— START OF RECORDS SUPPLIED —
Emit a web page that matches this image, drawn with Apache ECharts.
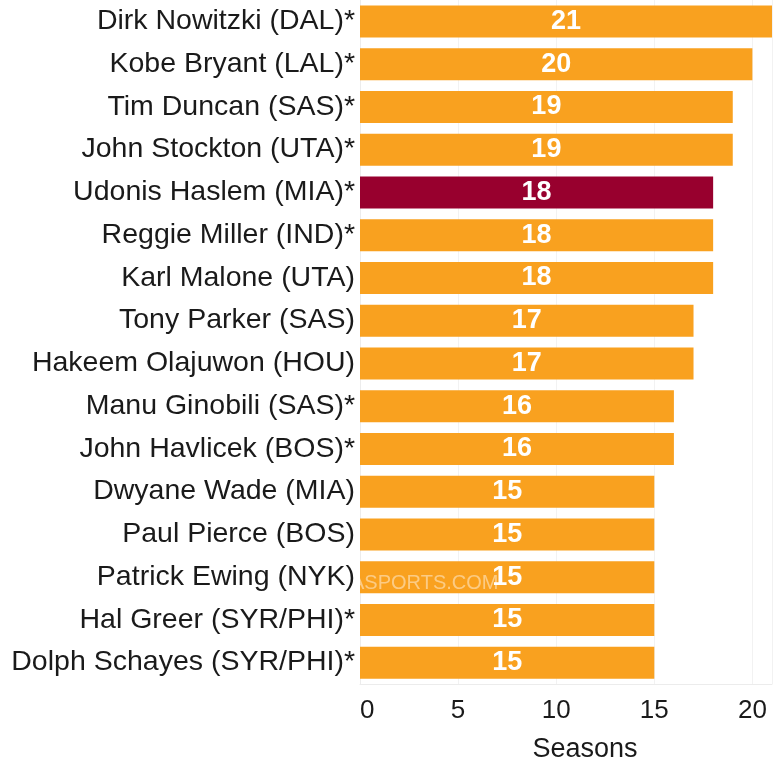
<!DOCTYPE html>
<html>
<head>
<meta charset="utf-8">
<script src="https://cdn.jsdelivr.net/npm/echarts@6/dist/echarts.min.js"></script>
<style>html,body{margin:0;padding:0;background:#fff}#c{width:778px;height:768px}</style>
</head>
<body>
<div id="c"></div>
<script>
const players = ["Dirk Nowitzki (DAL)*","Kobe Bryant (LAL)*","Tim Duncan (SAS)*","John Stockton (UTA)*","Udonis Haslem (MIA)*","Reggie Miller (IND)*","Karl Malone (UTA)","Tony Parker (SAS)","Hakeem Olajuwon (HOU)","Manu Ginobili (SAS)*","John Havlicek (BOS)*","Dwyane Wade (MIA)","Paul Pierce (BOS)","Patrick Ewing (NYK)","Hal Greer (SYR/PHI)*","Dolph Schayes (SYR/PHI)*"];
const seasons = [21,20,19,19,18,18,18,17,17,16,16,15,15,15,15,15];
const highlight = ["Udonis Haslem (MIA)*"];
const xTicks = [0,5,10,15,20];

const FONT = '"Liberation Sans", Arial, sans-serif';
const chart = echarts.init(document.getElementById('c'));
chart.setOption({
  animation:false,
  grid:{left:360,right:6,top:0,height:688,containLabel:false},
  xAxis:{
    type:'value',min:0,max:21,interval:5,
    axisLine:{show:true,lineStyle:{color:'#ececec'}},
    axisTick:{show:false},
    splitLine:{show:true,lineStyle:{color:'#f2f2f2'}},
    axisLabel:{fontSize:26,color:'#1a1a1a',fontFamily:FONT,margin:14,alignMinLabel:'left',
      formatter:v=>xTicks.includes(v)?String(v):''},
    name:'Seasons',nameLocation:'middle',nameGap:52,
    nameTextStyle:{fontSize:27,color:'#1a1a1a',fontFamily:FONT,padding:[0,0,0,38]}
  },
  yAxis:{
    type:'category',data:players,inverse:true,
    axisLine:{show:true,lineStyle:{color:'#ececec'}},
    axisTick:{show:false},
    axisLabel:{fontSize:28.5,color:'#1a1a1a',fontFamily:FONT,margin:5}
  },
  graphic:[{type:'text',left:351,top:573,z:100,silent:true,
    style:{text:'ASPORTS.COM',fontSize:20,fontFamily:FONT,fill:'rgba(255,255,255,0.45)'}}],
  series:[{
    type:'bar',barWidth:32,
    data:seasons.map((v,i)=>({value:v,itemStyle:{color:highlight.includes(players[i])?'#98002E':'#F9A11F'}})),
    label:{show:true,position:'inside',color:'#fff',fontWeight:'bold',fontSize:27,fontFamily:FONT}
  }]
});
</script>
</body>
</html>
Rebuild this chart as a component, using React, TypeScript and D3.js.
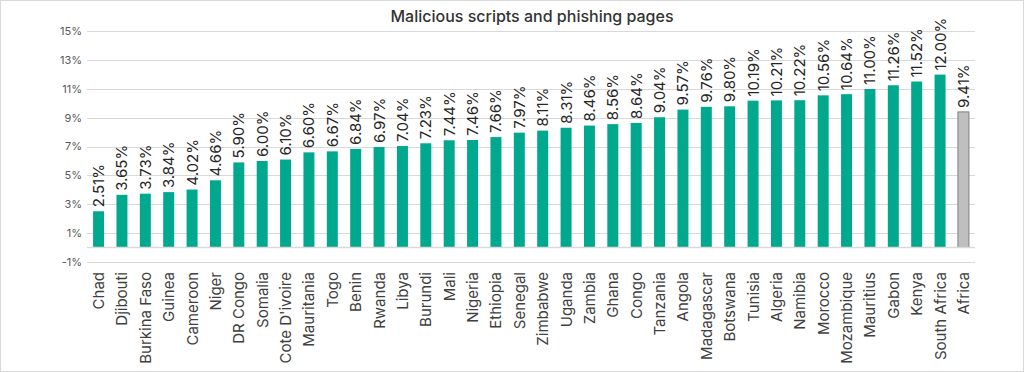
import React, { useEffect, useRef } from 'react';
import * as d3 from 'd3';

const COUNTRIES = [
  'Chad', 'Djibouti', 'Burkina Faso', 'Guinea', 'Cameroon', 'Niger', 'DR Congo', 'Somalia',
  "Cote D'ivoire", 'Mauritania', 'Togo', 'Benin', 'Rwanda', 'Libya', 'Burundi', 'Mali',
  'Nigeria', 'Ethiopia', 'Senegal', 'Zimbabwe', 'Uganda', 'Zambia', 'Ghana', 'Congo',
  'Tanzania', 'Angola', 'Madagascar', 'Botswana', 'Tunisia', 'Algeria', 'Namibia', 'Morocco',
  'Mozambique', 'Mauritius', 'Gabon', 'Kenya', 'South Africa', 'Africa',
];

const SHARES = [
  2.51, 3.65, 3.73, 3.84, 4.02, 4.66, 5.9, 6.0,
  6.1, 6.6, 6.67, 6.84, 6.97, 7.04, 7.23, 7.44,
  7.46, 7.66, 7.97, 8.11, 8.31, 8.46, 8.56, 8.64,
  9.04, 9.57, 9.76, 9.8, 10.19, 10.21, 10.22, 10.56,
  10.64, 11.0, 11.26, 11.52, 12.0, 9.41,
];

const Y_TICKS = [-1, 1, 3, 5, 7, 9, 11, 13, 15];

const TITLE = 'Malicious scripts and phishing pages';

const App = () => {
  const ref = useRef<SVGSVGElement>(null);

  useEffect(() => {
    const W = 1024, H = 372;
    const svg = d3.select(ref.current);
    svg.selectAll('*').remove();

    const font = 'Inter, "Open Sans", sans-serif';

    svg.append('rect').attr('x', 0.5).attr('y', 0.5).attr('width', W - 1).attr('height', H - 1)
      .attr('fill', '#fff').attr('stroke', '#d9d9d9');

    const left = 87, right = 975;
    const x = d3.scaleBand().domain(COUNTRIES).range([left, right]).paddingInner(0.53).paddingOuter(0.26);
    const y = d3.scaleLinear().domain([-1, 15]).range([261.8, 31.4]);

    svg.append('text').attr('x', (left + right) / 2 + 1).attr('y', 22).attr('text-anchor', 'middle')
      .attr('font-family', font).attr('font-size', 16).attr('font-weight', 500).attr('fill', '#333')
      .text(TITLE);

    const grid = svg.append('g');
    grid.selectAll('line').data(Y_TICKS).enter().append('line')
      .attr('x1', left).attr('x2', right)
      .attr('y1', (d) => Math.round(y(d)) + 0.5).attr('y2', (d) => Math.round(y(d)) + 0.5)
      .attr('stroke', '#d9d9d9').attr('stroke-width', 1);

    svg.append('g').selectAll('text').data(Y_TICKS).enter().append('text')
      .attr('x', 82).attr('y', (d) => y(d)).attr('dy', '0.35em').attr('text-anchor', 'end')
      .attr('font-family', font).attr('font-size', 11).attr('fill', '#595959')
      .text((d) => `${d}%`);

    const last = COUNTRIES.length - 1;
    svg.append('g').selectAll('rect').data(SHARES).enter().append('rect')
      .attr('x', (d, i) => x(COUNTRIES[i])!)
      .attr('width', x.bandwidth())
      .attr('y', (d) => y(d))
      .attr('height', (d) => y(0) - y(d))
      .attr('fill', (d, i) => (i === last ? '#bfbfbf' : '#00a88e'))
      .attr('stroke', (d, i) => (i === last ? '#7f7f7f' : 'none'))
      .attr('stroke-width', 1);

    svg.append('line').attr('x1', left).attr('x2', right)
      .attr('y1', Math.round(y(0)) + 0.5).attr('y2', Math.round(y(0)) + 0.5)
      .attr('stroke', '#d9d9d9').attr('stroke-width', 1.5);

    svg.append('g').selectAll('text').data(SHARES).enter().append('text')
      .attr('transform', (d, i) => `translate(${x(COUNTRIES[i])! + x.bandwidth() / 2 + 5.5},${y(d) - 4}) rotate(-90)`)
      .attr('font-family', font).attr('font-size', 15).attr('fill', '#262626')
      .text((d) => `${d.toFixed(2)}%`);

    svg.append('g').selectAll('text').data(COUNTRIES).enter().append('text')
      .attr('transform', (d) => `translate(${x(d)! + x.bandwidth() / 2 + 5.5},272) rotate(-90)`)
      .attr('text-anchor', 'end')
      .attr('font-family', font).attr('font-size', 15).attr('fill', '#404040')
      .text((d) => d);
  }, []);

  return (
    <div style={{ position: 'absolute', left: 0, top: 0 }}>
      <svg ref={ref} width={1024} height={372} style={{ display: 'block' }} />
    </div>
  );
};

export default App;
— END OF RECORDS SUPPLIED —
REQUIREMENT -
The material above holds pictures; leave them out. Repeat exactly the lines from the one containing "Rebuild this chart" through the one containing "import * as d3 from 'd3';", and nothing else.

EXERCISE ANSWER -
Rebuild this chart as a component, using React, TypeScript and D3.js.
import React, { useEffect, useRef } from 'react';
import * as d3 from 'd3';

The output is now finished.